The vote came during a broader debate over an $11.6 million budget revision. Board Member Paul McDonough moved to redirect $2.78 million toward restoring Campbell STEM within a spending amendment, arguing the figure nearly matched what the district said it would save in the first year of closure. New state revenue had put that amount on the table. "The state undermined our own justification," McDonough said. "$2.78 million is nearly identical to what we said we recovered from the first year of closing Campbell." Members Blakeslee and Higgins voted yes alongside him. The motion failed.

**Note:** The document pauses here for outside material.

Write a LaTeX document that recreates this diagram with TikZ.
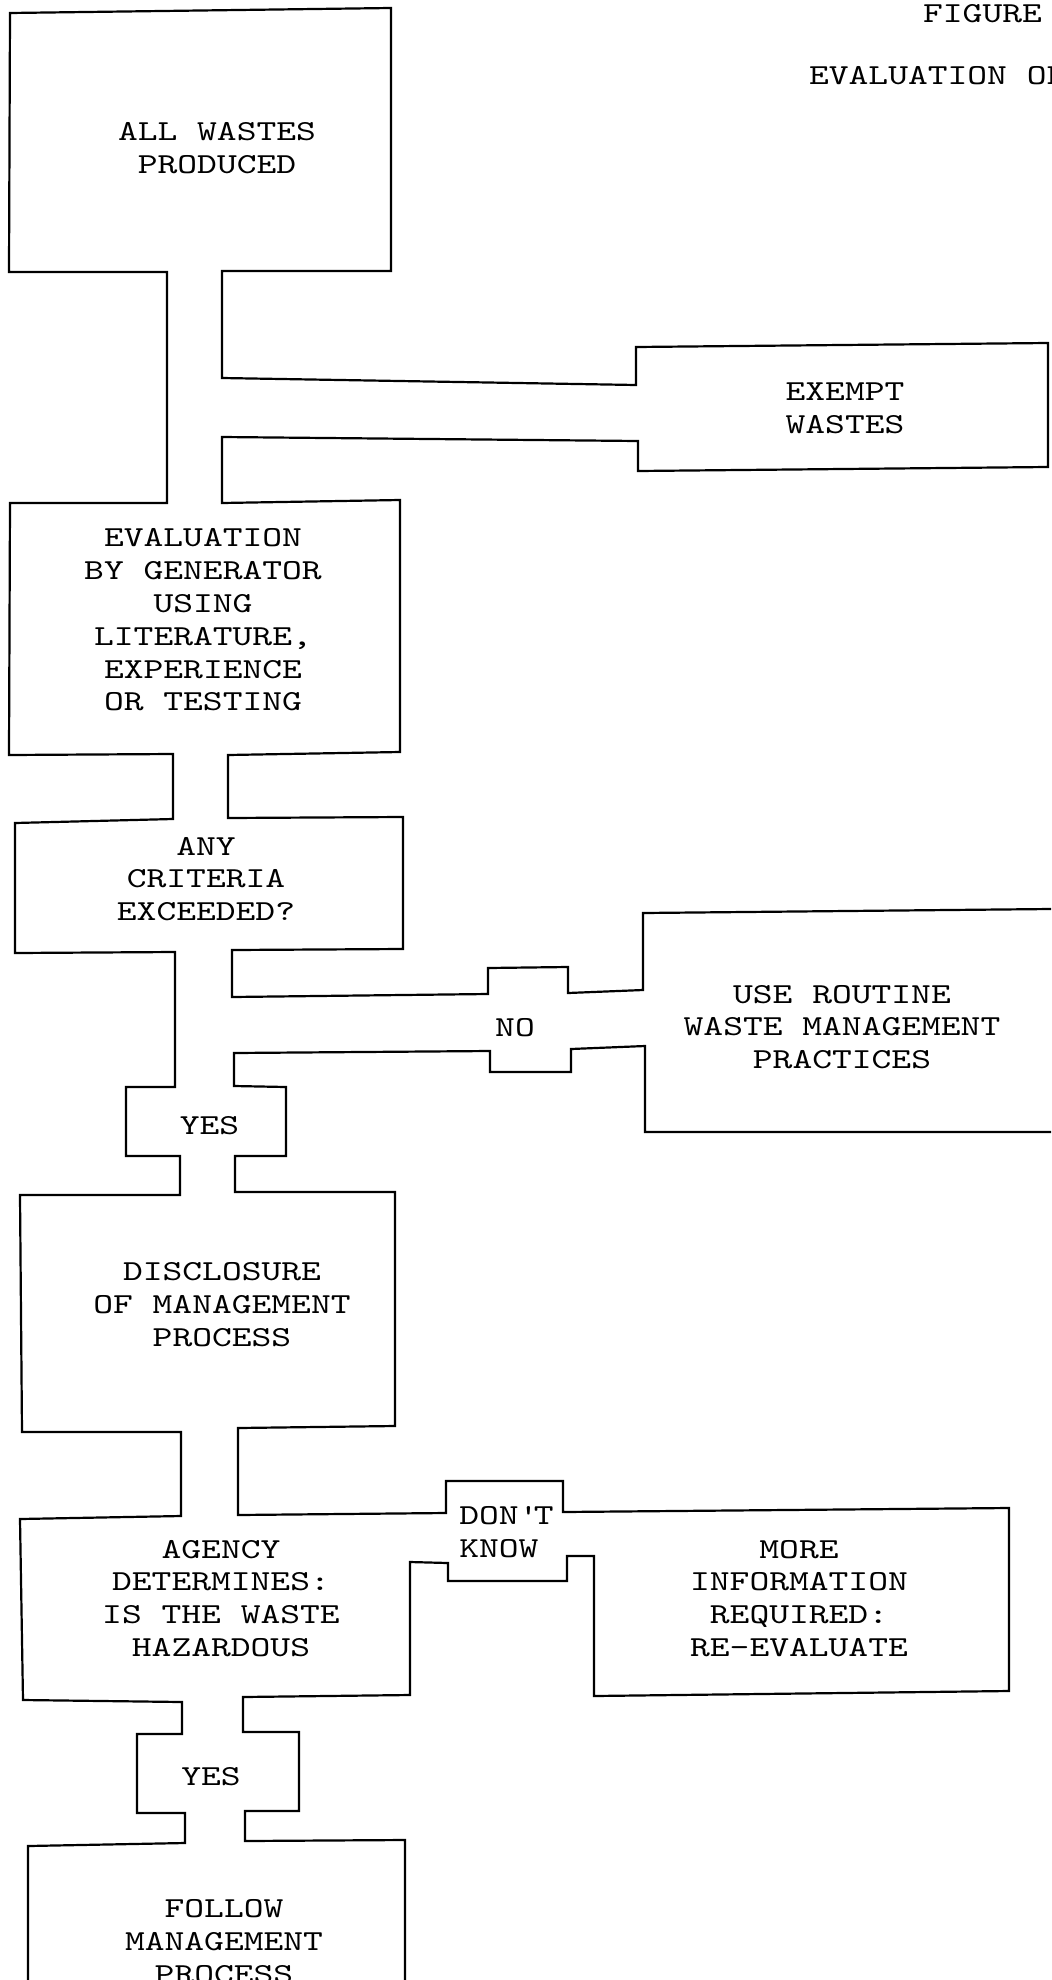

An Unresolved Legal Question
What emerged Tuesday was that the closure may not yet be legally final. District staff told the board that about 50 pallets of equipment had been moved out of the building, but the district has not yet submitted its verification report to the Alaska Department of Education and Early Development. Staff said that when the report is submitted in the fall and DEED accepts it, the school would technically be officially closed. Staff repeatedly stressed that legal review was still needed and that they could not give a definitive answer. Board Member Rachel Blakeslee put it plainly: "It sounds like we don't know if the school is legally, technically closed, but that's something that legal needs to vet."
CFO Andy Ratliff noted that House Bill 28, passed this session, reduced the window barring reopening a consolidated school from seven years to four. Whether the legal ambiguity around the closure's formal status gives the board another opening remains a question for district counsel.
The Vote
Board Member Kelly Lessens, whose original amendment the Campbell proposal would have replaced, voted no. "The amendment to the amendment restoring Campbell would do a good thing," Lessens said, "but it would also prohibit the ripple effects that utilizing those funds across the district would enable."
Board Member Margo Bellamy framed the majority's position around enrollment decline and diminishing resources. "We are still in a climate of diminishing resources," Bellamy said. "We are facing declining enrollment. We're going to have empty seats."